→ **Task**:
Write out the records below from the first line through the line containing "fig.text(995 / 1122, 1", leaving out any pictures.

→ **Material provided**:
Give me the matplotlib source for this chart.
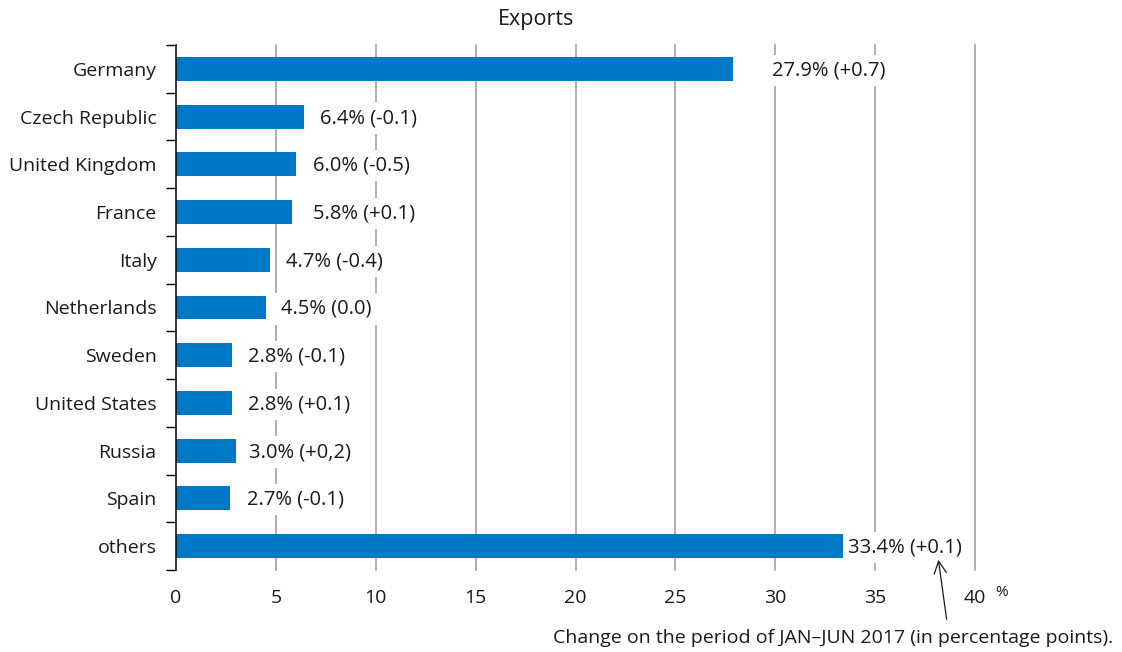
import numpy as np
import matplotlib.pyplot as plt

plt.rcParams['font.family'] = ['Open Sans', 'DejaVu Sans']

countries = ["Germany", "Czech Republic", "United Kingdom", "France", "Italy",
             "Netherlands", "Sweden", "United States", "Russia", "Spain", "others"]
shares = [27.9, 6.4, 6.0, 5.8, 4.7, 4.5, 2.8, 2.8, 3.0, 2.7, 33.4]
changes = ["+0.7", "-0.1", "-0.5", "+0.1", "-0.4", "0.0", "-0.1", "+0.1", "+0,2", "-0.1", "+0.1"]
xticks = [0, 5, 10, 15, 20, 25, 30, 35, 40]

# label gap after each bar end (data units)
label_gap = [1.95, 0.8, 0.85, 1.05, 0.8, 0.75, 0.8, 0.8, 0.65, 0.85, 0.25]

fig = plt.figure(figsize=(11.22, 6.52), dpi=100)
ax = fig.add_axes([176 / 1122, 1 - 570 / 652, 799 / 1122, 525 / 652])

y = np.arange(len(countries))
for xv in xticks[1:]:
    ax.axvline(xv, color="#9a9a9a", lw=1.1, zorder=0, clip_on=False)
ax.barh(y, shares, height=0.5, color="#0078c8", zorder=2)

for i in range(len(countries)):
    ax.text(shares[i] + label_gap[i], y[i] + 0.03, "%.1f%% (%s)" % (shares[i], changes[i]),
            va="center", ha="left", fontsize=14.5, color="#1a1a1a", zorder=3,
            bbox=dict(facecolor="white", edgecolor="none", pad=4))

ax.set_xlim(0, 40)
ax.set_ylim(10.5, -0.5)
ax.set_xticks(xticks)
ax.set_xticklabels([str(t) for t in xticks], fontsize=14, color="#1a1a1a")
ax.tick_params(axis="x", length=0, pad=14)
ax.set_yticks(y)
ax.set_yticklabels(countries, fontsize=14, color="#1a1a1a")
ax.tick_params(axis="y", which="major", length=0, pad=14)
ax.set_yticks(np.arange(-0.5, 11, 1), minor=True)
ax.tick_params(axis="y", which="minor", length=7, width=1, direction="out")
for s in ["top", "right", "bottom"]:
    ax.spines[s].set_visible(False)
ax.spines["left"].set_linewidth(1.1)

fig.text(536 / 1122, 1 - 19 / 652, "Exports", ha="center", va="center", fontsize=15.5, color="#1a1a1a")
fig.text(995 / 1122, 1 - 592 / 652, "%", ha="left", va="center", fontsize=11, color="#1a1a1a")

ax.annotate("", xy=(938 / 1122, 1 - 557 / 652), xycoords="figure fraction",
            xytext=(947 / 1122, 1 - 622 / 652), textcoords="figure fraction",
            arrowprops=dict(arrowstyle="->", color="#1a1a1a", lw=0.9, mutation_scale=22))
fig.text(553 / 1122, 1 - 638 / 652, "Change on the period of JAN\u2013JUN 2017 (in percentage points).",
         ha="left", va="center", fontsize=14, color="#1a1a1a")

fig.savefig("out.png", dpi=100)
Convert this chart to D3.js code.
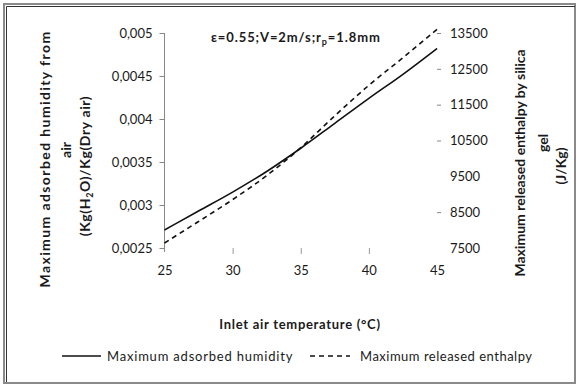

→ **Solution to the problem**:
Give me the matplotlib source for this chart.
import numpy as np
import matplotlib.pyplot as plt

plt.rcParams['font.family'] = ['Open Sans', 'DejaVu Sans']

countries = ["Germany", "Czech Republic", "United Kingdom", "France", "Italy",
             "Netherlands", "Sweden", "United States", "Russia", "Spain", "others"]
shares = [27.9, 6.4, 6.0, 5.8, 4.7, 4.5, 2.8, 2.8, 3.0, 2.7, 33.4]
changes = ["+0.7", "-0.1", "-0.5", "+0.1", "-0.4", "0.0", "-0.1", "+0.1", "+0,2", "-0.1", "+0.1"]
xticks = [0, 5, 10, 15, 20, 25, 30, 35, 40]

# label gap after each bar end (data units)
label_gap = [1.95, 0.8, 0.85, 1.05, 0.8, 0.75, 0.8, 0.8, 0.65, 0.85, 0.25]

fig = plt.figure(figsize=(11.22, 6.52), dpi=100)
ax = fig.add_axes([176 / 1122, 1 - 570 / 652, 799 / 1122, 525 / 652])

y = np.arange(len(countries))
for xv in xticks[1:]:
    ax.axvline(xv, color="#9a9a9a", lw=1.1, zorder=0, clip_on=False)
ax.barh(y, shares, height=0.5, color="#0078c8", zorder=2)

for i in range(len(countries)):
    ax.text(shares[i] + label_gap[i], y[i] + 0.03, "%.1f%% (%s)" % (shares[i], changes[i]),
            va="center", ha="left", fontsize=14.5, color="#1a1a1a", zorder=3,
            bbox=dict(facecolor="white", edgecolor="none", pad=4))

ax.set_xlim(0, 40)
ax.set_ylim(10.5, -0.5)
ax.set_xticks(xticks)
ax.set_xticklabels([str(t) for t in xticks], fontsize=14, color="#1a1a1a")
ax.tick_params(axis="x", length=0, pad=14)
ax.set_yticks(y)
ax.set_yticklabels(countries, fontsize=14, color="#1a1a1a")
ax.tick_params(axis="y", which="major", length=0, pad=14)
ax.set_yticks(np.arange(-0.5, 11, 1), minor=True)
ax.tick_params(axis="y", which="minor", length=7, width=1, direction="out")
for s in ["top", "right", "bottom"]:
    ax.spines[s].set_visible(False)
ax.spines["left"].set_linewidth(1.1)

fig.text(536 / 1122, 1 - 19 / 652, "Exports", ha="center", va="center", fontsize=15.5, color="#1a1a1a")
fig.text(995 / 1122, 1 - 592 / 652, "%", ha="left", va="center", fontsize=11, color="#1a1a1a")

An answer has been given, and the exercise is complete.